Other Canadians, however – especially British Columbia residents – are concerned about the impact that the Olympic Games will have on the local economy. Many point to the 1976 Summer Olympics in Montreal that forced the city into financial hardship, as a reason to believe that this year’s Winter Games will spell economic doom for Vancouver.

In November of 2009, a press release from the province worked to quell any fear of financial strain brought on by the Olympics. Issued by The Honourable Gary Lunn, Minister of State (Sport), and B.C. Minister of State for the Olympics and ActNow BC, Mary McNeil, the release announced the results of a Socio-economic Impact Study conducted by PricewaterhouseCoopers.

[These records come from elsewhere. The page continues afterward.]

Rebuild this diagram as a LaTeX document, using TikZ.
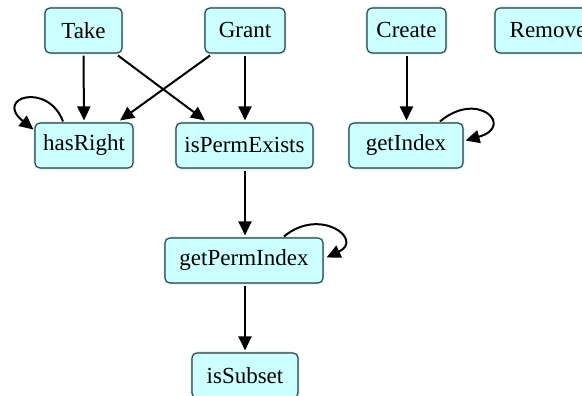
\documentclass[tikz,border=0pt]{standalone}
\usepackage{fontspec}
\setmainfont{Liberation Serif}
\usetikzlibrary{arrows.meta,calc}
\definecolor{boxfill}{HTML}{CCFFFF}
\definecolor{boxline}{HTML}{3A3A3A}
\definecolor{boxglow}{HTML}{A8F0F0}
\tikzset{
  fn/.style={draw=boxline, line width=1.1pt, fill=boxfill, rounded corners=5pt,
    minimum height=45pt, inner xsep=2pt, inner ysep=0pt, font=\fontsize{23}{26}\selectfont,
    preaction={draw=boxglow, line width=2.6pt}},
  call/.style={line width=2pt, -{Triangle[length=14pt,width=13pt]}},
}
\begin{document}
\begin{tikzpicture}[x=1pt,y=1pt]
  \useasboundingbox (0,0) rectangle (582,396);
  % functions
  \node[fn, minimum width=77pt]  (Take)         at (83.5,365.5) {Take};
  \node[fn, minimum width=80pt]  (Grant)        at (245,365.5)  {Grant};
  \node[fn, minimum width=79pt]  (Create)       at (406.5,365.5){Create};
  \node[fn, minimum width=106pt] (Remove)       at (548,365.5)  {Remove};
  \node[fn, minimum width=98pt]  (hasRight)     at (84,250.5)   {hasRight};
  \node[fn, minimum width=137pt] (isPermExists) at (244.5,250.5){isPermExists};
  \node[fn, minimum width=114pt] (getIndex)     at (406,250.5)  {getIndex};
  \node[fn, minimum width=158pt] (getPermIndex) at (244,135.5)  {getPermIndex};
  \node[fn, minimum width=106pt] (isSubset)     at (245,20.5)   {isSubset};
  % calls
  \draw[call] ($(Take.south)+(0,-2)$) -- ($(hasRight.north)+(0,2)$);
  \draw[call] ($(Take.south)+(34.5,-2)$) -- ($(isPermExists.north)+(-39.5,2)$);
  \draw[call] ($(Grant.south)+(-35,-2)$) -- ($(hasRight.north)+(36,2)$);
  \draw[call] ($(Grant.south)+(0,-2)$) -- ($(isPermExists.north)+(0.5,2)$);
  \draw[call] ($(Create.south)+(0,-2)$) -- ($(getIndex.north)+(0.5,2)$);
  \draw[call] ($(isPermExists.south)+(0.5,-2)$) -- ($(getPermIndex.north)+(1,2)$);
  \draw[call] ($(getPermIndex.south)+(1,-2)$) -- ($(isSubset.north)+(0,2)$);
  % recursive calls
  \draw[call] ($(hasRight.north)+(-21,1)$) .. controls +(-15,40) and +(-40,32) .. ($(hasRight.west)+(-1,16)$);
  \draw[call] ($(getIndex.north)+(34,1)$) .. controls +(38,32) and +(50,14) .. ($(getIndex.east)+(2,5)$);
  \draw[call] ($(getPermIndex.north)+(40,1)$) .. controls +(36,30) and +(38,18) .. ($(getPermIndex.east)+(3,3)$);
\end{tikzpicture}
\end{document}
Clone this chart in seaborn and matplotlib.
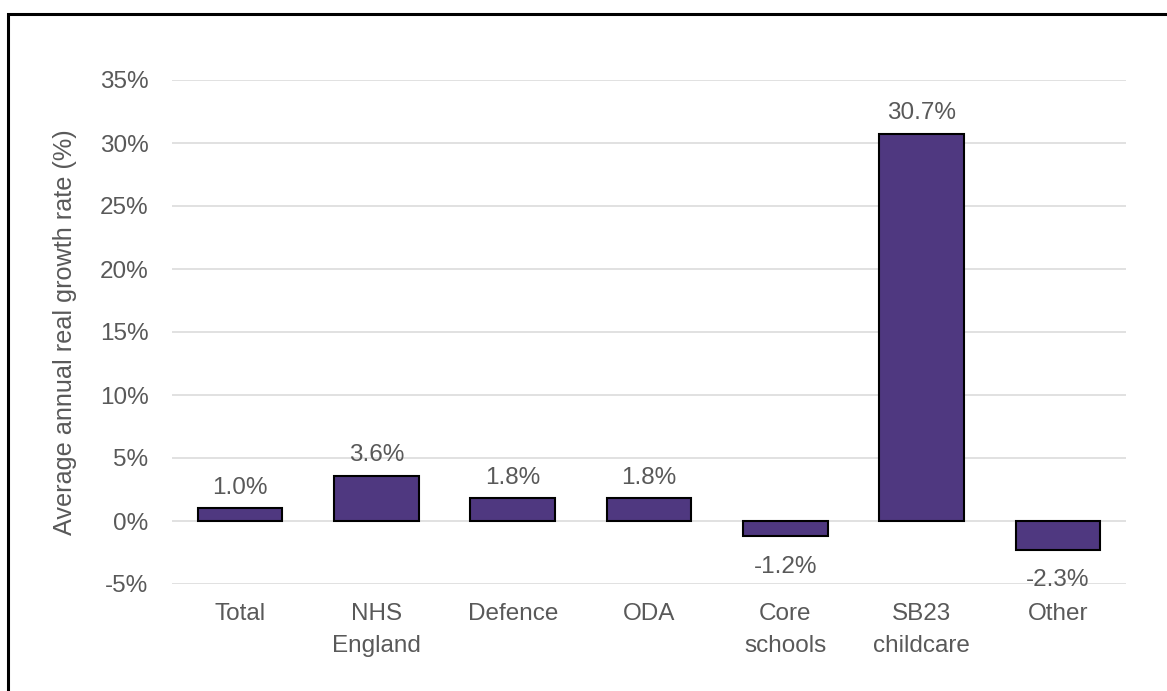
import matplotlib
matplotlib.use("Agg")
import matplotlib.pyplot as plt
import seaborn as sns
import pandas as pd
from matplotlib.patches import Rectangle
from matplotlib.ticker import FuncFormatter

categories = ["Total", "NHS\nEngland", "Defence", "ODA", "Core\nschools", "SB23\nchildcare", "Other"]
growth = [1.0, 3.6, 1.8, 1.8, -1.2, 30.7, -2.3]
yticks = [-5, 0, 5, 10, 15, 20, 25, 30, 35]

sns.set_theme(style="white")
plt.rcParams["font.family"] = ["Liberation Sans", "DejaVu Sans"]

TEXT = "#595959"
BAR = "#4F3880"

fig = plt.figure(figsize=(11.67, 6.91), dpi=100)
ax = fig.add_axes([172/1167, 1 - 584/691, (1126-172)/1167, (584-80)/691])

df = pd.DataFrame({"category": categories, "growth": growth})
sns.barplot(data=df, x="category", y="growth", color=BAR, saturation=1,
            edgecolor="black", linewidth=1.5, width=0.62, ax=ax, zorder=3)

ax.set_ylim(-5, 35)
ax.set_xlim(-0.5, len(categories) - 0.5)
ax.set_yticks(yticks)
ax.yaxis.set_major_formatter(FuncFormatter(lambda v, p: f"{v:.0f}%"))
ax.grid(axis="y", color="#D9D9D9", linewidth=1.1, zorder=0)
ax.set_axisbelow(True)
for s in ax.spines.values():
    s.set_visible(False)
ax.tick_params(axis="both", length=0, labelsize=17.5, colors=TEXT)
ax.tick_params(axis="x", pad=14)
ax.tick_params(axis="y", pad=17)
for lbl in ax.get_xticklabels():
    lbl.set_linespacing(1.55)
ax.set_xlabel("")
ax.set_ylabel("Average annual real growth rate (%)", fontsize=18.2, color=TEXT)
ax.yaxis.set_label_coords(-0.10, 0.5)

bars = ax.containers[0]
pos_labels = [f"{v:.1f}%" if v >= 0 else "" for v in growth]
neg_labels = [f"{v:.1f}%" if v < 0 else "" for v in growth]
ax.bar_label(bars, labels=pos_labels, padding=7, fontsize=17.5, color=TEXT)
ax.bar_label(bars, labels=neg_labels, padding=14, fontsize=17.5, color=TEXT)

fig.patches.append(Rectangle((8/1167, -0.05), 1.2, 1 - 13.5/691 + 0.05,
                             transform=fig.transFigure, fill=False,
                             edgecolor="black", linewidth=2.2))

fig.savefig("out.png", dpi=100, facecolor="white")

It reported numerous positive impacts that the Games would have on the province’s economy.

Covering the period between 2003 and 2008, the report found that one of the greatest impacts that the Games have is the creation of jobs. Said the release: “More than 22,000 jobs were created; sport development, where our athletes have improved tremendously; environmental sustainability; and arts and culture.”

As well, it was revealed that the Games generated between $684 million and $884 million in real gross domestic product to British Columbia and an additional $170 million in real GDP to Canada.

Said Lunn: “While this is just a snapshot of what has already happened, the report provides concrete evidence that the Games have given the B.C. and Canadian economies a boost…Our investments are achieving their intended results, including improved athlete performance in international competition, made-in-Canada innovations in building design, and unprecedented Aboriginal participation.”

The November release also revealed that the nation’s investments in sport were paying off as Canada’s winter athletes were “reaching new heights in performance and medal finishes.” A bold prediction, perhaps, but the recent results at the Games are showing signs that the nation’s athletic programs are indeed, improving.

Said McNeil: “We’ve always believed that the Games would provide the catalyst for economic, social, and athletic development provincially and nationally…These results are just the beginning, and we know that once we start to measure 2009 and 2010, we’ll see that British Columbia is continuing to get a powerful economic lift from the Games just when we need it most.”

Surprisingly, some team members at Synergy were informed today that a few businesses in Vancouver had closed their doors for the duration of the Olympic Games to avoid the “havoc”. Time will soon tell what the actual impact the 2010 Winter Olympics will have on both the provincial and national economy. Of course, as with the athletes themselves, the nation is hoping for a golden outcome.